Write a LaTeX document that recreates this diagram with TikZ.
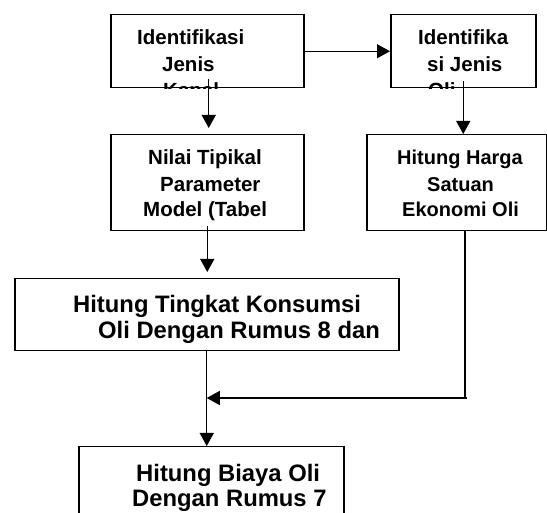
\documentclass[tikz,border=0pt]{standalone}
\usepackage{fontspec}
\setmainfont{Liberation Sans}
\usetikzlibrary{arrows.meta}
\begin{document}
\begin{tikzpicture}[x=1pt,y=-1pt,
  box/.style={draw, line width=1.5pt, inner sep=0pt, anchor=north west},
  smalltxt/.style={anchor=base west, inner sep=0pt, font=\bfseries\fontsize{20.5}{26}\selectfont},
  bigtxt/.style={anchor=base west, inner sep=0pt, font=\bfseries\fontsize{23.8}{26}\selectfont},
  link/.style={line width=1.3pt, -{Triangle[length=13pt,width=14pt]}},
  plain/.style={line width=1.3pt}]
\useasboundingbox (0,0) rectangle (547,513);

% boxes
\node[box, minimum width=193pt, minimum height=73pt] (b1) at (110,14) {};
\node[box, minimum width=145pt, minimum height=73pt] (b2) at (390,14) {};
\node[box, minimum width=193pt, minimum height=96pt] (b3) at (110,134) {};
\node[box, minimum width=180pt, minimum height=96pt] (b4) at (366,134) {};
\node[box, minimum width=384pt, minimum height=72pt] (b5) at (14,278) {};
\node[box, minimum width=265pt, minimum height=90pt] (b6) at (78,446) {};

% labels, cut off at the lower edge of the top boxes
\begin{scope}
  \clip (b1.north west) rectangle (b1.south east);
  \node[smalltxt] (t1a) at (137,45) {Identifikasi};
  \node[smalltxt] (t1b) at (162,72) {Jenis};
  \node[smalltxt] (t1c) at (163,98) {Kapal};
\end{scope}
\begin{scope}
  \clip (b2.north west) rectangle (b2.south east);
  \node[smalltxt] (t2a) at (418,45) {Identifika};
  \node[smalltxt] (t2b) at (427,72) {si Jenis};
  \node[smalltxt] (t2c) at (428,98) {Oli};
\end{scope}

\node[smalltxt] (t3a) at (148,165) {Nilai Tipikal};
\node[smalltxt] (t3b) at (160,192) {Parameter};
\node[smalltxt] (t3c) at (143,217) {Model (Tabel};

\node[smalltxt, font=\bfseries\fontsize{20}{26}\selectfont] (t4a) at (397,165) {Hitung Harga};
\node[smalltxt, font=\bfseries\fontsize{20}{26}\selectfont] (t4b) at (427,192) {Satuan};
\node[smalltxt, font=\bfseries\fontsize{20}{26}\selectfont] (t4c) at (402,217) {Ekonomi Oli};

\node[bigtxt] (t5a) at (73,313) {Hitung Tingkat Konsumsi};
\node[bigtxt] (t5b) at (98,339) {Oli Dengan Rumus 8 dan};

\node[bigtxt] (t6a) at (136,482) {Hitung Biaya Oli};
\node[bigtxt] (t6b) at (132,507) {Dengan Rumus 7};

% connectors
\draw[link] (b1.east) -- (b2.west);
\draw[link, shorten >=6pt] ([xshift=1.5pt,yshift=9pt]b1.south) -- ([xshift=1.5pt]b3.north);
\draw[link] ([yshift=7pt]b2.south) -- (b2.south |- b4.north);
\draw[link, shorten >=6pt] ([yshift=5pt]b3.south) -- (b3.south |- b5.north);
\draw[link] (b5.south) -- (b5.south |- b6.north);

\coordinate (m) at (b5.south |- 0,398);
\coordinate (c) at (465,398);
\draw[plain] (465,230) -- (c) -- ++(1.5,0);
\draw[link] (c) -- (m);
\end{tikzpicture}
\end{document}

-- Your task --
Everything from the first line to the line with "(0,0) rectangle (547,513);" must be repeated exactly, and nothing else. Leave the pictures out.

-- The completed task --
Write a LaTeX document that recreates this diagram with TikZ.
\documentclass[tikz,border=0pt]{standalone}
\usepackage{fontspec}
\setmainfont{Liberation Sans}
\usetikzlibrary{arrows.meta}
\begin{document}
\begin{tikzpicture}[x=1pt,y=-1pt,
  box/.style={draw, line width=1.5pt, inner sep=0pt, anchor=north west},
  smalltxt/.style={anchor=base west, inner sep=0pt, font=\bfseries\fontsize{20.5}{26}\selectfont},
  bigtxt/.style={anchor=base west, inner sep=0pt, font=\bfseries\fontsize{23.8}{26}\selectfont},
  link/.style={line width=1.3pt, -{Triangle[length=13pt,width=14pt]}},
  plain/.style={line width=1.3pt}]
\useasboundingbox (0,0) rectangle (547,513);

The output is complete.